Elena Popovska

Personal information
- Full name: Elena Popovska
- National team: North Macedonia
- Born: 6 January 1990 (age 36) Skopje, SR Macedonia, SFR Yugoslavia
- Height: 1.74 m (5 ft 9 in)
- Weight: 63 kg (139 lb)

Sport
- Sport: Swimming
- Strokes: Freestyle
- Club: PK Skopje

= Elena Popovska =

Macedonian swimmer (born 1990)

Elena Popovska (Елена Поповска; born January 6, 1990) is a Macedonian swimmer, who specialized in sprint freestyle events. She represented the Republic of Macedonia at the 2008 Summer Olympics, placing among the top 50 swimmers in the 100 m freestyle.

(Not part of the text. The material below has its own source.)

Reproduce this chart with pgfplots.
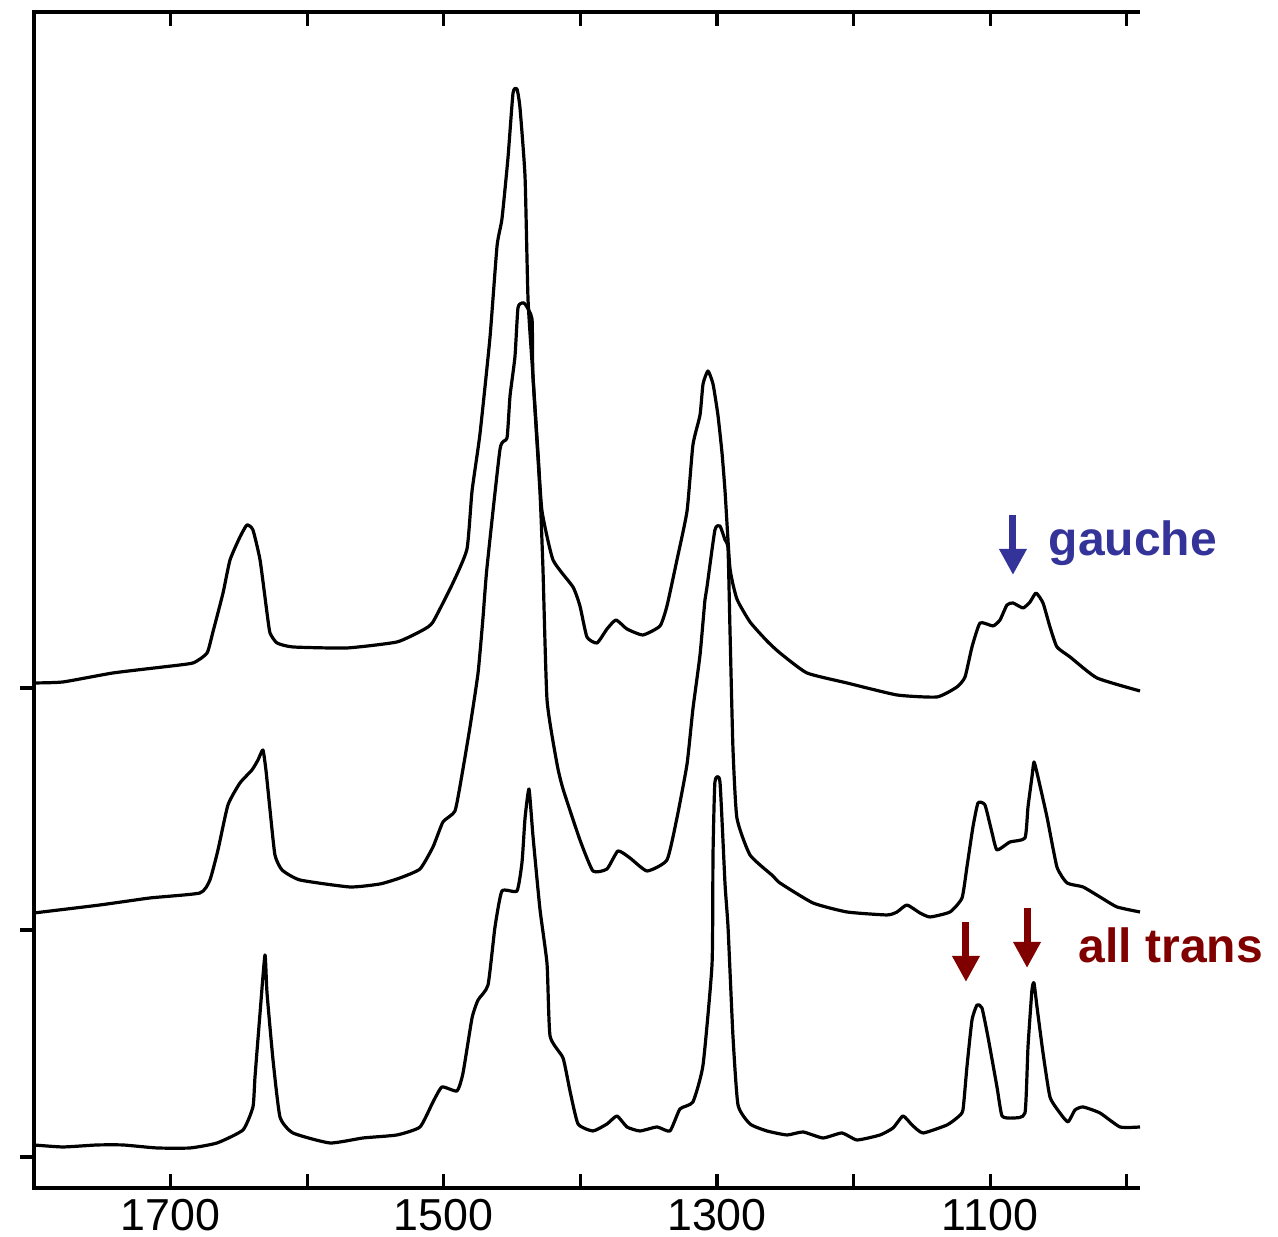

Popovska was invited by FINA through the Universality rule to compete as a lone female swimmer for Macedonia in the men's 100 m freestyle at the 2008 Summer Olympics in Beijing. Swimming against fellow Olympic debutants Madeleine Scerri of Malta and Olga Hachatryan of Turkmenistan in heat one, Popovska overhauled a minute barrier with a lifetime best of 59.93 to blaze her way for the second spot and forty-seventh overall on the evening prelims, but failed to advance to the semifinals.